Condition on a differential form arising from the theory of elasticity Let $D$ be the unit $n$-ball (for concreteness). Let $\beta\in\Omega^1(D;R^n)$ be an $R^n$-valued one-form, having full rank (viewed as a section of $T^*D\otimes R^n$). Under what conditions on $\beta$, does there exist a section $Q$ of $SO(n,R)$ (over $D$), such that $Q\circ\beta$ is closed (hence exact)?
The question is non-trivial for the following reason: if there exist such $Q$ and an $f:D\to R^n$, such that $df = Q\circ\beta$, then $\beta^T\circ\beta = df^T\circ df$, and the latter is (up to a musical isomorphism) a flat metric on $D$, whose Riemann curvature tensor vanishes. 
So in a sense, I have an answer to my question. What I am looking for is a more explicit condition; in particular, I wonder whether there exists a condition that is linear in $\beta$.
For the curious, this question came up twice in two different contexts in the theory of elasticity.
 A: This is really a question of computing the curvature of the Levi-Civita connection of the Riemannian metric $g = \beta^T\circ\beta$.  Thus, what one needs to do is first solve the equations
$$
\mathrm{d}\beta = -\theta\wedge\beta\qquad\text{and}\qquad \theta^T+\theta=0
$$
for a $1$-form $\theta$ taking values in skew-symmetric $n$-by-$n$ matrices.  The Fundamental Lemma of Riemannian geometry guarantees that there is always a unique solution to this system of linear algebraic equations for $\theta$.  Then one needs to compute the curvature $2$-form
$$
\Theta = \mathrm{d}\theta + \theta\wedge\theta.
$$
Then a necessary and sufficient condition for the stated problem to have a solution $Q$ is that $\Theta$ vanish identically.  
Necessity follows since, if there exists a $Q$ mapping the ball to $\mathrm{SO}(n)$ such that $Q\beta$ is closed, say, equal to $\mathrm{d}x$ for some $\mathbb{R}^n$-valued function on the ball, then one sees that one must have $\theta = Q^{-1}\mathrm{d}Q$, which implies $\Theta \equiv 0$.
Sufficiency follows since, if $\Theta\equiv0$, then the overdetermined equation $\theta = Q^{-1}\mathrm{d}Q$ can be solved for $Q$, uniquely up to left translation by a constant element of $\mathrm{SO}(n)$, and then $Q\beta$ will be closed.

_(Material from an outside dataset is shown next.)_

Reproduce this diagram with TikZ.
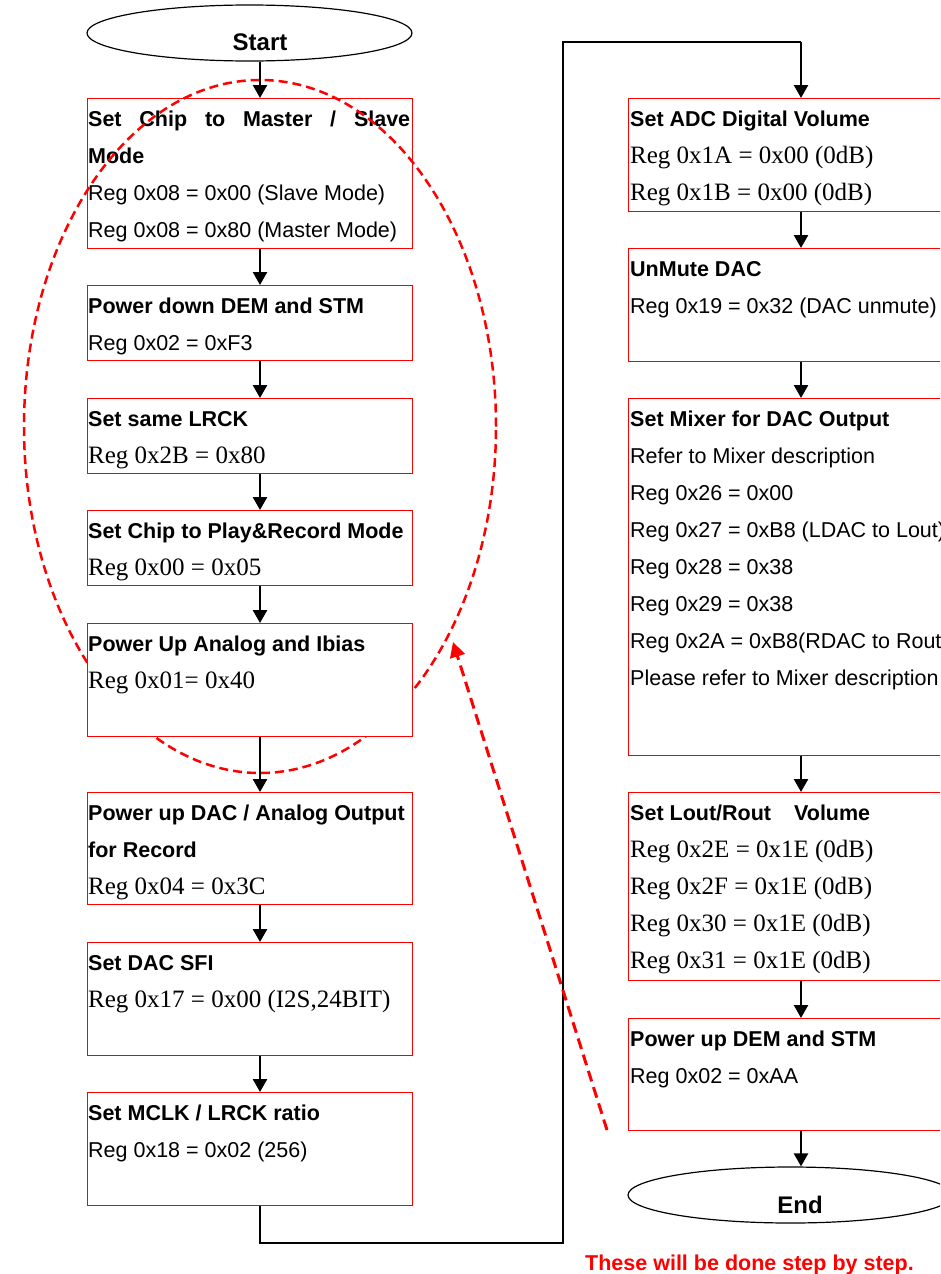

Note however, that, while $\theta$ is found by solving a system of linear algebraic equations (whose coefficients depend on $\beta$ and $\mathrm{d}\beta$), the expression for $\Theta$ is quadratic in the expression for $\theta$, at least when $n>2$.  Thus, asking for a `linear' condition on $\beta$ that detects $\Theta\equiv0$ is asking for too much.  (By the way, the condition $\Theta\equiv0$ is, of course, exactly the condition that the Riemann curvature tensor of the metric $g$ be identically zero.)